I originally met Dennis over the phone. I was working for the Iowa Civil Liberties Union in the mid-1990s when the executive director came up with a plan to find a new breed of directors for the board. We would advertise in the newsletter to see if any ACLU members in Iowa would like to come forward and be considered for nomination to the state affiliate’s board of directors. We received a few inquiries, but only one followed through – Dennis. I called to find his level of interest. Interesting, indeed.
We became good friends the minute he showed up for his first board meeting. He told me that he wanted to be the President of the ICLU someday; that he wanted to be the state affiliate’s representative on the ACLU National Board; and that he wanted to be appointed to the Iowa Civil Rights Commission. Dennis was a man who got things done. He accomplished all but the latter. And he wasn’t finished. After a few years, he wanted to be the President of Iowans Against the Death Penalty. He did that and recruited most of the board members.
But Dennis was more than an overachiever. He was a prolific fundraiser. Unlike most people, he enjoyed it. He traveled the state raising funds for the operation of the Iowa Civil Liberties Union. And put an emphasis on raise. He could take a $500-a-year donor and make them a $1500-a-year donor in a matter of minutes. I witnessed him raising a yearly contribution of $500 to a whopping $10,000 two-year commitment. He didn’t ask for money and head out the door. No, he visited, and he talked about civil liberties, the board, the staff, and a touch of politics. He was interested in the donor’s family.
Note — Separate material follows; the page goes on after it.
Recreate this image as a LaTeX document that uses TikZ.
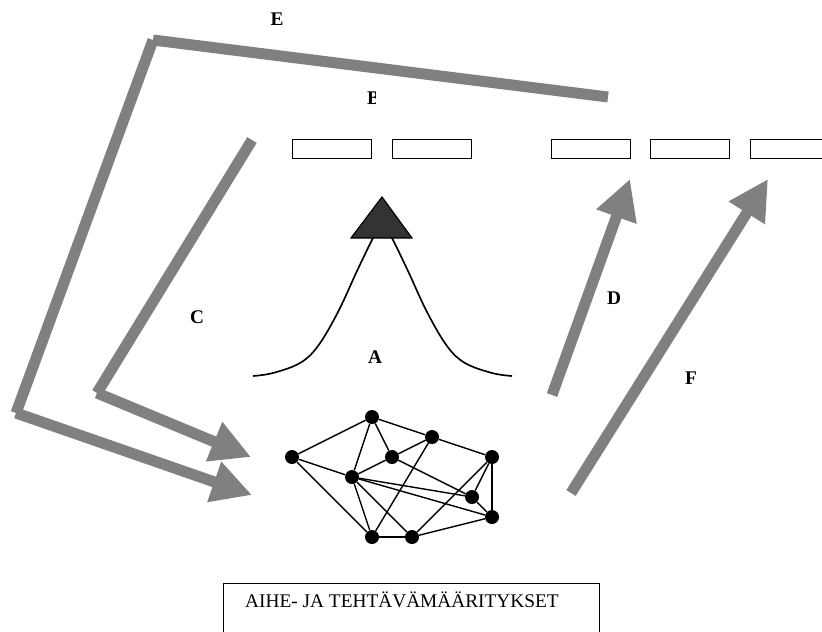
\documentclass[tikz,border=0pt]{standalone}
\usepackage{fontspec}
\setmainfont{Liberation Serif}
\usepackage{tikz}
\usetikzlibrary{arrows.meta}

\begin{document}
\begin{tikzpicture}[x=0.03cm,y=-0.03cm,
    bar/.style={draw=gray,line width=0.33cm},
    barhead/.style={bar,-{Triangle[length=1.2cm,width=1.2cm]}},
    dot/.style={circle,fill=black,inner sep=0pt,minimum size=0.42cm},
    slot/.style={draw,line width=1.1pt,inner sep=0pt,minimum width=2.36cm,minimum height=0.58cm},
    tag/.style={font=\fontsize{16.5}{18}\selectfont\bfseries}]
  \clip (0,0) rectangle (822,631);

  % row of empty slots
  \foreach \n/\x in {1/332,2/432,3/591,4/690,5/790}
    \node[slot] (slot\n) at (\x,149) {};

  % peak: bell curve with the marker on top
  \draw[line width=1.4pt] plot[smooth,tension=0.6] coordinates {
    (253,376) (273,373) (300,363) (318,346) (338,312) (357,271) (373,238)
    (382.5,222)
    (392,238) (408,271) (427,312) (447,346) (465,363) (492,373) (512,376)};
  \draw[line width=1pt,fill=black!80] (351,238) -- (382,197) -- (412,238) -- cycle;

  % network
  \node[dot] (v1) at (292,457) {};
  \node[dot] (v2) at (372,417) {};
  \node[dot] (v3) at (432,437) {};
  \node[dot] (v4) at (392,457) {};
  \node[dot] (v5) at (352,477) {};
  \node[dot] (v6) at (492,457) {};
  \node[dot] (v7) at (472,497) {};
  \node[dot] (v8) at (492,517) {};
  \node[dot] (v9) at (372,537) {};
  \node[dot] (v10) at (412,537) {};
  \foreach \a/\b in {v1/v2,v1/v5,v1/v9,v2/v3,v2/v4,v2/v5,v3/v4,v3/v6,v3/v9,
      v4/v5,v4/v7,v5/v7,v5/v8,v5/v9,v5/v10,v6/v7,v6/v8,v6/v10,v7/v8,v9/v10,v10/v8}
    \draw[line width=1.2pt] (\a) -- (\b);

  % long way round (E)
  \coordinate (e0) at (608,97);
  \coordinate (e1) at (153,40);
  \coordinate (e2) at (16,413);
  \coordinate (e3) at (252,495);
  \draw[bar] (e0) -- (e1);
  \draw[bar] (e1) -- (e2);
  \draw[barhead] (e2) -- (e3);

  % back down (C)
  \coordinate (c0) at (252,140);
  \coordinate (c1) at (97,393);
  \coordinate (c2) at (251,457);
  \draw[bar] (c0) -- (c1);
  \draw[barhead] (c1) -- (c2);

  % up to the slots (D, F)
  \coordinate (d0) at (552,395);
  \coordinate (f0) at (571,493);
  \draw[barhead] (d0) -- (630,179);
  \draw[barhead] (f0) -- (768,179);

  % labels
  \node[tag] (lblE) at (277,19) {E};
  \node[tag] (lblC) at (197,317) {C};
  \node[tag] (lblA) at (375,357) {A};
  \node[tag] (lblD) at (614,298) {D};
  \node[tag] (lblF) at (691,378) {F};
  \begin{scope}
    \clip (355,85) rectangle (375,112);
    \node[tag,anchor=west,inner sep=0pt] (lblB) at (367,98.5) {B};
  \end{scope}

  % caption box
  \node[draw,line width=0.9pt,anchor=north west,inner sep=0pt,
    minimum width=11.28cm,minimum height=2cm] (task) at (223,583) {};
  \node[anchor=base west,inner sep=0pt,font=\fontsize{16.5}{18}\selectfont]
    (taskname) at (245,607) {AIHE- JA TEHTÄVÄMÄÄRITYKSET};
\end{tikzpicture}
\end{document}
He provided feedback to the organization, which was always significant to establishing a close relationship between benefactor and recipient.
He held a session in which he taught the rest of the board members how to compete with him, and he began with Maslow’s triangle of hierarchy. It was weird, but effective. Under his leadership, goals were set thousands of dollars above what anyone thought was realistic. Yet, he managed to achieve each and every goal that was set while he was in a position of leadership. He just couldn’t get appointed to the Iowa Civil Rights Commission.
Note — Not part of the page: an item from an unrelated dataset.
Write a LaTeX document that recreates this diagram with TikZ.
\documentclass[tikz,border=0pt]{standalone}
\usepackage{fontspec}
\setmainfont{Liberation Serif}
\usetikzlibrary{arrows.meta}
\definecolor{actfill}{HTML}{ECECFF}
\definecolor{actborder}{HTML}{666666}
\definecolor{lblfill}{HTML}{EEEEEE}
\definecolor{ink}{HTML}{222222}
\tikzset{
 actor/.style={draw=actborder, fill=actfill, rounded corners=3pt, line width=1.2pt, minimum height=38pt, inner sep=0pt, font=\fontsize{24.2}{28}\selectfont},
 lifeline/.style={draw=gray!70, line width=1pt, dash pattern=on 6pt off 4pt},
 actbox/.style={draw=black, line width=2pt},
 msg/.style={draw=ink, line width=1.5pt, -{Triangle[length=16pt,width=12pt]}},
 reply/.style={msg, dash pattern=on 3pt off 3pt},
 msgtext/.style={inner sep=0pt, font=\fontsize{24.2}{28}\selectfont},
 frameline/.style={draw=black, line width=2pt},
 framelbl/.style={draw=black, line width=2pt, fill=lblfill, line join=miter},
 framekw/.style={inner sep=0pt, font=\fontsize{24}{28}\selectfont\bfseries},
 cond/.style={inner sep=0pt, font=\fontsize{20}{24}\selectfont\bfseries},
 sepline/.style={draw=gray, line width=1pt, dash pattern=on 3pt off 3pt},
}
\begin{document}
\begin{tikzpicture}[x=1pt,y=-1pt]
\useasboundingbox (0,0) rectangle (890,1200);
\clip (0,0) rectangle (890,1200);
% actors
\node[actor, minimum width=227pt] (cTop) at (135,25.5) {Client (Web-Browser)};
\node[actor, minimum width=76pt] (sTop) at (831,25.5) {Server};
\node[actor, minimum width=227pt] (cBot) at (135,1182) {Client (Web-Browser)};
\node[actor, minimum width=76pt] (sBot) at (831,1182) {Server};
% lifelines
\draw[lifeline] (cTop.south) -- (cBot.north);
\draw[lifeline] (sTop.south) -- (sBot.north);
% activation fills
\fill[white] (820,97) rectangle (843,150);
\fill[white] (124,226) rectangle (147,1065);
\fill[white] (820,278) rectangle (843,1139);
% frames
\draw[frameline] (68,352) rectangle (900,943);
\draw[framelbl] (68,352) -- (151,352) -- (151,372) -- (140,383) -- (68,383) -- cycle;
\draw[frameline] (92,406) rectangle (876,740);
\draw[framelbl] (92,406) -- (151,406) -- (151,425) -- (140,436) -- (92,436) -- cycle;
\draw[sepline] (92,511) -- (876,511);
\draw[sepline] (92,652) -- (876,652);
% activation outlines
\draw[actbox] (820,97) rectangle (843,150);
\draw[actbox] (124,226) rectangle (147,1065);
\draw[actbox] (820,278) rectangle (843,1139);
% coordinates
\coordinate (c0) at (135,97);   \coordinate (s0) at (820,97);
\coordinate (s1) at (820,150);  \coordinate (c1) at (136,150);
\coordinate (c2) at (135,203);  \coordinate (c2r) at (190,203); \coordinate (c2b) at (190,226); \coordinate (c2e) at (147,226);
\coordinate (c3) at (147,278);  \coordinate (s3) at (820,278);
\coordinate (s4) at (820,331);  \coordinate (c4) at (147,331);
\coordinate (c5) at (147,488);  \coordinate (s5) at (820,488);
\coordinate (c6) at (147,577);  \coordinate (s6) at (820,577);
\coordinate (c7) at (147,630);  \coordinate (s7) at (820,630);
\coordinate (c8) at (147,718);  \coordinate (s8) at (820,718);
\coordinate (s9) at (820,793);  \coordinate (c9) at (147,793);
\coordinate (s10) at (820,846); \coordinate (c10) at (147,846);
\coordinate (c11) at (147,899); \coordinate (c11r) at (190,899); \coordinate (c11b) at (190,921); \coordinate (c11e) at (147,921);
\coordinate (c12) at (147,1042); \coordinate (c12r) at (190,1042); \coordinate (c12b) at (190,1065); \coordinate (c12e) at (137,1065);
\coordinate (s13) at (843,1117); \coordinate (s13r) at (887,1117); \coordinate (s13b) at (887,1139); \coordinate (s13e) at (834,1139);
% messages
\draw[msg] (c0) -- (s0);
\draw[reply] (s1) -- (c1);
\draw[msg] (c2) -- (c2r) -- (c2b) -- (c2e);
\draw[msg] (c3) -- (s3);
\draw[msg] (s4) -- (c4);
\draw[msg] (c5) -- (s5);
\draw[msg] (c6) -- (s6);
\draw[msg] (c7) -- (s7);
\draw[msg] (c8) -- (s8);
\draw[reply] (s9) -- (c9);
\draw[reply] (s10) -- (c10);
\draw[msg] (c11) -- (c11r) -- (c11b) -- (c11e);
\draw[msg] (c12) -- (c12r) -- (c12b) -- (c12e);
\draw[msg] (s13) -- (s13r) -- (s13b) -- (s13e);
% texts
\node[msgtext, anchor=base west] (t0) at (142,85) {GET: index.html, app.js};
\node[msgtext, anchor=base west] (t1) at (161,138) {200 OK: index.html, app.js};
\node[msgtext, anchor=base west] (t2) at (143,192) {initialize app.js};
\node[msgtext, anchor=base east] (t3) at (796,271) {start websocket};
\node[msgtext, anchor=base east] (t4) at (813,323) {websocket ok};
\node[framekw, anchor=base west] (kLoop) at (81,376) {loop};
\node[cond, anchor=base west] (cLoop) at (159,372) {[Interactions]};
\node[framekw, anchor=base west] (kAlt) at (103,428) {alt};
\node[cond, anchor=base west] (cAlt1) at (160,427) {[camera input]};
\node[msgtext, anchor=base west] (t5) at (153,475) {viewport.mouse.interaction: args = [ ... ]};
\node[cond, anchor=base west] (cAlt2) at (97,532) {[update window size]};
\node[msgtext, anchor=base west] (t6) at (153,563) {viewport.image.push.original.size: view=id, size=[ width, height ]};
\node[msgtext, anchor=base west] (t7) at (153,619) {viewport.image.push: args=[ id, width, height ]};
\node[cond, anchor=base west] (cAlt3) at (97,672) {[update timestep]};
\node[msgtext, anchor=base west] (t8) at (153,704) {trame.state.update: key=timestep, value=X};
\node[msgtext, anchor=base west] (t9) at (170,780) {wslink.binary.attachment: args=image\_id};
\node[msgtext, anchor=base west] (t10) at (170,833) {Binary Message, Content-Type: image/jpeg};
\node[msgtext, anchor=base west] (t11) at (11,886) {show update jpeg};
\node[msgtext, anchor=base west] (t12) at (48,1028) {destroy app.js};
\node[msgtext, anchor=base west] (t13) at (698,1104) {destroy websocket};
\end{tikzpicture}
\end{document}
He gave me a letter to edit once. It took two days, a thesaurus and dictionary to get the job done. I sent him a letter once, not to edit, but to read. He returned it with editorial remarks. One thing that solidified our friendship was the fact that neither of us left a dangling participle or ended a sentence with a preposition.
I will miss him.
Dennis Barnum died on Wednesday, September 3, 2014 at Trinity Regional Medical Center in Fort Dodge, IA. He was 80 years-old. He got things done!